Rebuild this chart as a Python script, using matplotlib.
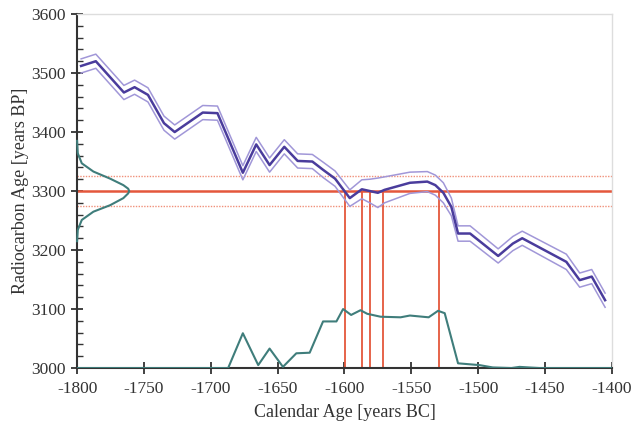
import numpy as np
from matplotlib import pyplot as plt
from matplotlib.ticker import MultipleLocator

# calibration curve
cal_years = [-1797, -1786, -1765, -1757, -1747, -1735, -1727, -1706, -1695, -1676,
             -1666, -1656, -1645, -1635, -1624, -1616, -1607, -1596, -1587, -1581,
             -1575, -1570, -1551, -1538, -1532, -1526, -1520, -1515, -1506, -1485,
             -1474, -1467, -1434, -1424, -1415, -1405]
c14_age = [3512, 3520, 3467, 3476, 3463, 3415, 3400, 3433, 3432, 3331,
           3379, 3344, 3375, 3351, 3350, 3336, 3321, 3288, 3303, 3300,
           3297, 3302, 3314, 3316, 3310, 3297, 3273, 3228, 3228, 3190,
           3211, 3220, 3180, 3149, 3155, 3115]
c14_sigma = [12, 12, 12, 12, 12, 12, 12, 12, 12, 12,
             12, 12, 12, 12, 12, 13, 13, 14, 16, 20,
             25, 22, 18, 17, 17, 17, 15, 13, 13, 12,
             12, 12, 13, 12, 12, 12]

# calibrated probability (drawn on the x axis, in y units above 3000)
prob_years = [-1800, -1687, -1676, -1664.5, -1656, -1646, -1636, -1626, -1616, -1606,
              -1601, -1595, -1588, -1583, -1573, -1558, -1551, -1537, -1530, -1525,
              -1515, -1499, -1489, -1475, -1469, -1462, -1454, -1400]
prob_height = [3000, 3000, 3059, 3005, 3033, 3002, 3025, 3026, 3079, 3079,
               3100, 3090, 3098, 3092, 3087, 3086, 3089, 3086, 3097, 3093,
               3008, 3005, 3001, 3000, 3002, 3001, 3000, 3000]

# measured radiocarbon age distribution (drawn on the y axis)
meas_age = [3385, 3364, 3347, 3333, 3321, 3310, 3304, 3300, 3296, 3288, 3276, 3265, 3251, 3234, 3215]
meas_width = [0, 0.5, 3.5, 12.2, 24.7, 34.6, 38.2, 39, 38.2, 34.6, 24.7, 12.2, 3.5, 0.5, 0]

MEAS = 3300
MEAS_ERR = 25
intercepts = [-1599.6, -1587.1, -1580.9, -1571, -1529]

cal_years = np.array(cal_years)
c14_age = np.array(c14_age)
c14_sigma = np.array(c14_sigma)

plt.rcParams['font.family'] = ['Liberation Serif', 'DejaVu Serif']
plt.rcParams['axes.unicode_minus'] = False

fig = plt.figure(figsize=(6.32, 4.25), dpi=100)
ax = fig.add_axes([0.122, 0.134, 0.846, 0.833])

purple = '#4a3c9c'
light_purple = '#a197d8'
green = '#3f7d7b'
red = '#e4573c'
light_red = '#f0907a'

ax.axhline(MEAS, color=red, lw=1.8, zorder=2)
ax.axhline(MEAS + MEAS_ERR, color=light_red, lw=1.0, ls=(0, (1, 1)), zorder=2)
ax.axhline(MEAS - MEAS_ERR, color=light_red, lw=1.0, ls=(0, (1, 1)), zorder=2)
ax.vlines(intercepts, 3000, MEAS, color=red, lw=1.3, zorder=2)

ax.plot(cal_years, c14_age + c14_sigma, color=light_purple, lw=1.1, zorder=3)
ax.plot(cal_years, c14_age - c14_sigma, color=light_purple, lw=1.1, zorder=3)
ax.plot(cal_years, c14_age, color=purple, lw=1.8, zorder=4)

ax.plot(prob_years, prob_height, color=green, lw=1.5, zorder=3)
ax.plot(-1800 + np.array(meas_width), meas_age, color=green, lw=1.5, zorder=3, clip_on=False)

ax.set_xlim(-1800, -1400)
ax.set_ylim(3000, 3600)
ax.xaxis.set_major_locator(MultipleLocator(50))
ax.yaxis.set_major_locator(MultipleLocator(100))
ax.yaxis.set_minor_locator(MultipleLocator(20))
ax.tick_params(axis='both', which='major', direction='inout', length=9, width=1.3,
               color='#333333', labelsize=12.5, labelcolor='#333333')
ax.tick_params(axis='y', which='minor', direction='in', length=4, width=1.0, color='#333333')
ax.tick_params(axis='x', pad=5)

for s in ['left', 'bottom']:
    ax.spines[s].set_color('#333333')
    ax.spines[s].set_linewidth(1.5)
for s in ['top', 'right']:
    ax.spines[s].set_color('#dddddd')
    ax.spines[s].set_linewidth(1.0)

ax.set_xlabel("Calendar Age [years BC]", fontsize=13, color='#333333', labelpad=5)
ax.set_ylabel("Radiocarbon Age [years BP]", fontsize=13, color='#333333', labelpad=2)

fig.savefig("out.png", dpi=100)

### Your goal
Lines that hold "matplotlib" are the ones to copy; find all of them.

### Task result
Rebuild this chart as a Python script, using matplotlib.
from matplotlib import pyplot as plt
from matplotlib.ticker import MultipleLocator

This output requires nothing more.